Le jugement au fond entérinant le rapport empêche-t-il la mise en cause de l’expert ?

Par le passé, il était soutenu que l’expert cesse d’encourir une responsabilité quelconque quand son rapport adopté par un jugement passé en force de chose jugée fait corps avec le jugement (Dijon, 25 juill. 1854, DP 1854. 2. 249. – Pau, 30 déc. 1863, S. 1864. 2. 32. – Comp. Req. 26 oct. 1914, DP 1916. 1. 53). Mais ce n’est pas revenir sur la chose jugée que de demander à l’expert la réparation du préjudice qui a été causé par sa faute.

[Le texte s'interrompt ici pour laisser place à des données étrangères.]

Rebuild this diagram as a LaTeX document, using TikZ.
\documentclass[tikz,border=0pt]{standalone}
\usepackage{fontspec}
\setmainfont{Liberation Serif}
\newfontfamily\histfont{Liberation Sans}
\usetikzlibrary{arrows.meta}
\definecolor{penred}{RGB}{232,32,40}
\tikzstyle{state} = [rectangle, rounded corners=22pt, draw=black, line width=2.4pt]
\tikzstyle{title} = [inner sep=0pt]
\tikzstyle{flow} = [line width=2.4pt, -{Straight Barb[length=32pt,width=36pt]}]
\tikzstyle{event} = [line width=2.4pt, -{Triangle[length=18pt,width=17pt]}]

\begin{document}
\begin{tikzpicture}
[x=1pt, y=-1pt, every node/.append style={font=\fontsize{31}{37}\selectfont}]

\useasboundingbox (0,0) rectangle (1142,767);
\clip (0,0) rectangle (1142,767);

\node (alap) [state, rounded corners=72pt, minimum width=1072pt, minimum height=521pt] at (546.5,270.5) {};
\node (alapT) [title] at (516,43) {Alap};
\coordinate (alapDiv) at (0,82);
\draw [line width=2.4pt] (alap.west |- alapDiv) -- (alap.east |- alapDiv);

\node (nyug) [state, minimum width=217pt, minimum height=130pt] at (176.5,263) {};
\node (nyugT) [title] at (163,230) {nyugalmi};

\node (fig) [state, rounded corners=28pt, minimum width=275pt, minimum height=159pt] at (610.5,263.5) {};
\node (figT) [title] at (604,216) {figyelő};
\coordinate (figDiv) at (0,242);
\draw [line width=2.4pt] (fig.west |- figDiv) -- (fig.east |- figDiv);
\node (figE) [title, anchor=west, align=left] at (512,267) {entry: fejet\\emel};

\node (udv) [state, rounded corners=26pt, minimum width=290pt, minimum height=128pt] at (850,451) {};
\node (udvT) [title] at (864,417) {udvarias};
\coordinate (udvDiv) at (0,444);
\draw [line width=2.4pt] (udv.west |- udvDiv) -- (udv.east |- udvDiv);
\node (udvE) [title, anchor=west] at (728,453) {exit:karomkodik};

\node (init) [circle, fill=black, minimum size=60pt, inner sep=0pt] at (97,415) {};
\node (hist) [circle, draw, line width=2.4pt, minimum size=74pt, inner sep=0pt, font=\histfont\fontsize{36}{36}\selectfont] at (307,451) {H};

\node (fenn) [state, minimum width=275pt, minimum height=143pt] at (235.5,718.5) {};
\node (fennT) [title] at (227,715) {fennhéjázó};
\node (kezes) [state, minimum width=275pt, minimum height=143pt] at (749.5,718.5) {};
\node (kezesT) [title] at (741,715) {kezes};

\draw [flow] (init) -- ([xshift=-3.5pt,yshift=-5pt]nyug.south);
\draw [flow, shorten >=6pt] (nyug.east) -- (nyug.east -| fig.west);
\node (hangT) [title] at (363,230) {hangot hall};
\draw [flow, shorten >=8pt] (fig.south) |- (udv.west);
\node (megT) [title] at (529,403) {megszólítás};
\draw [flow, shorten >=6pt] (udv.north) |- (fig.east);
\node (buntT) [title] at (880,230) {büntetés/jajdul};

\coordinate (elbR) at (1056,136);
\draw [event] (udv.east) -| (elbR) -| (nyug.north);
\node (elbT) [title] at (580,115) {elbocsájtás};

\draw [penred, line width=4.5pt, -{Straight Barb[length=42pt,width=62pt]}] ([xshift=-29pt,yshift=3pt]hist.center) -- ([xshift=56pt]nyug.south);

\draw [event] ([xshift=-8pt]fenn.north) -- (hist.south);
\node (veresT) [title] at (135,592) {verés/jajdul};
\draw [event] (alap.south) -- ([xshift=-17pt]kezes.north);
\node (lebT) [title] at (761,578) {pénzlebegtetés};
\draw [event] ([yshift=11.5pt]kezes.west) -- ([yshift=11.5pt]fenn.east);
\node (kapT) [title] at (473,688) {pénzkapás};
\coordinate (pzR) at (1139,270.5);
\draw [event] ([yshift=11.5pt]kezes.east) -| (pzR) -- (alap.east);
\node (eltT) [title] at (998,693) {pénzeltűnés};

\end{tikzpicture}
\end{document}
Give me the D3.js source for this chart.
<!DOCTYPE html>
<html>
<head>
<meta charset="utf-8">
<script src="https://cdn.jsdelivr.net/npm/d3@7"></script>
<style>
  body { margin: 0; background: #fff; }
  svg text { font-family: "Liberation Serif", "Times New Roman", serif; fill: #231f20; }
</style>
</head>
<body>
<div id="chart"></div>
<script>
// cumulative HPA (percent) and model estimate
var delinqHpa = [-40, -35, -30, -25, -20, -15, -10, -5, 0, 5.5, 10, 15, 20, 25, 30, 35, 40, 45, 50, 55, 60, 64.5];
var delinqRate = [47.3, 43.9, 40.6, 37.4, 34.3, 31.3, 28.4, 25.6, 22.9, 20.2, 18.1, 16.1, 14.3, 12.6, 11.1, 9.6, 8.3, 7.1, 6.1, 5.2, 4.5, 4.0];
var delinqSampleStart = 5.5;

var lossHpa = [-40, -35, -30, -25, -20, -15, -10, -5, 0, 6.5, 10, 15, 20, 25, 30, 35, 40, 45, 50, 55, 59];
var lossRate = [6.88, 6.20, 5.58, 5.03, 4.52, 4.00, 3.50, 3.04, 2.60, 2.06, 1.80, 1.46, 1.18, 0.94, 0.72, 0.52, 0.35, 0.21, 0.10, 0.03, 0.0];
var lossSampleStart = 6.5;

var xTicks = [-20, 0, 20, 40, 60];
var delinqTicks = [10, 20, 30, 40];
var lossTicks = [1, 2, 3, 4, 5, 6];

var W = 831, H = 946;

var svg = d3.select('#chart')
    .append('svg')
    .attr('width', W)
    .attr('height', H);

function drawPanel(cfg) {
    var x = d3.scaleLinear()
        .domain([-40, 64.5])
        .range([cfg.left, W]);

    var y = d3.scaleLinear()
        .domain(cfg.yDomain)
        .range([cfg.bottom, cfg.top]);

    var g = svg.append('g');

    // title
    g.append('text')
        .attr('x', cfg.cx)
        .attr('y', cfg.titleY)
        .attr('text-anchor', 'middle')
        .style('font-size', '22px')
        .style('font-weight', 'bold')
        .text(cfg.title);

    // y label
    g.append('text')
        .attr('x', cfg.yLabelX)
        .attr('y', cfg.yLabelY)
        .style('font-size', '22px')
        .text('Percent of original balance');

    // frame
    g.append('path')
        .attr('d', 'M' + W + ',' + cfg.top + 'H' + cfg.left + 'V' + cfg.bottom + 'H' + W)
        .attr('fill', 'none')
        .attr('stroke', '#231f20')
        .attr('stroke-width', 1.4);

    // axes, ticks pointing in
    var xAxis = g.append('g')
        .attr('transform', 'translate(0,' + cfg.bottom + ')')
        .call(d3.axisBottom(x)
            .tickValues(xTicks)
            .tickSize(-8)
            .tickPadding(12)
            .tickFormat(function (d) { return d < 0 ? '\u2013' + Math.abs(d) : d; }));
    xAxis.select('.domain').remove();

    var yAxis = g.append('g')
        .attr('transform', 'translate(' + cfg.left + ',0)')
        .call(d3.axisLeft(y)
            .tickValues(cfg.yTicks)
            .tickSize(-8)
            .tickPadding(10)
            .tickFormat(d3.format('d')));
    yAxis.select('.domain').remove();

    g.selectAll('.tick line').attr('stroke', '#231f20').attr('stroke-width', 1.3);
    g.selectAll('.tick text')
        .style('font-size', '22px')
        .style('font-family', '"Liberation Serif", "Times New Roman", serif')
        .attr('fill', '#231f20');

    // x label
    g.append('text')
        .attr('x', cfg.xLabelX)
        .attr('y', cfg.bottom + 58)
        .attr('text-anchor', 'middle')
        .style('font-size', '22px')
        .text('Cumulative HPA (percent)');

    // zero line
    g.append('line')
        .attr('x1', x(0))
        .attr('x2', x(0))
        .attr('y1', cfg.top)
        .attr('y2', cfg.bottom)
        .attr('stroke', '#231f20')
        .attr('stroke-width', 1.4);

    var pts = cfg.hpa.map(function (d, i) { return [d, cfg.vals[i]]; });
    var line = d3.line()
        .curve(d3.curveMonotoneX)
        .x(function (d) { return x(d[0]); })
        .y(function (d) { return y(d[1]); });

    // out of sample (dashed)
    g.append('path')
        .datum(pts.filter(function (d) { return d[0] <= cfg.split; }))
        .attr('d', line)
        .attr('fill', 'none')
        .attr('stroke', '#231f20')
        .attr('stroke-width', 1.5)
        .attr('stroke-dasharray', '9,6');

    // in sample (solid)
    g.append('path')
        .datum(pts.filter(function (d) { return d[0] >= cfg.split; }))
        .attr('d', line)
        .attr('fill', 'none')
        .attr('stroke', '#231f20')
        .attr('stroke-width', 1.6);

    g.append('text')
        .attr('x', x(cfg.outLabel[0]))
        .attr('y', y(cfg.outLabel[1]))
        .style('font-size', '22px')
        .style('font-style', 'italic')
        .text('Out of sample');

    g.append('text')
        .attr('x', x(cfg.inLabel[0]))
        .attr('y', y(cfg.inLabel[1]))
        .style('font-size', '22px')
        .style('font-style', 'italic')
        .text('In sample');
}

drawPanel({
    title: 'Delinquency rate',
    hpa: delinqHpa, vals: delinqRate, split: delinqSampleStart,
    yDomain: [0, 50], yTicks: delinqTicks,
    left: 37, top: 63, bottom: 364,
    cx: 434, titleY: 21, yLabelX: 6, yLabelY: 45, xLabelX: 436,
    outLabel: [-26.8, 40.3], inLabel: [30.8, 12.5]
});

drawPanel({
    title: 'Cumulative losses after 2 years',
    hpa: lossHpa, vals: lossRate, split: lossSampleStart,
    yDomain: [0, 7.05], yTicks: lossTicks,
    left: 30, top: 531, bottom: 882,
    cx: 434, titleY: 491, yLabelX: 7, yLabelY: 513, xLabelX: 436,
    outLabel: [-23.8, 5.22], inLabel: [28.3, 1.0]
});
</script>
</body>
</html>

En effet, le rapport d’expertise n’est qu’un élément dans lequel le juge puise sa décision, son homologation ou adoption ne pouvant pas faire disparaître ni son caractère de simple élément technique ni la responsabilité de son auteur s’il a commis une faute. Il suffit alors que la faute commise soit en lien avec la survenance du dommage pour engager la responsabilité de l’expert, sans qu’il n’y ait plus lieu de s’arrêter à son caractère grave ou non.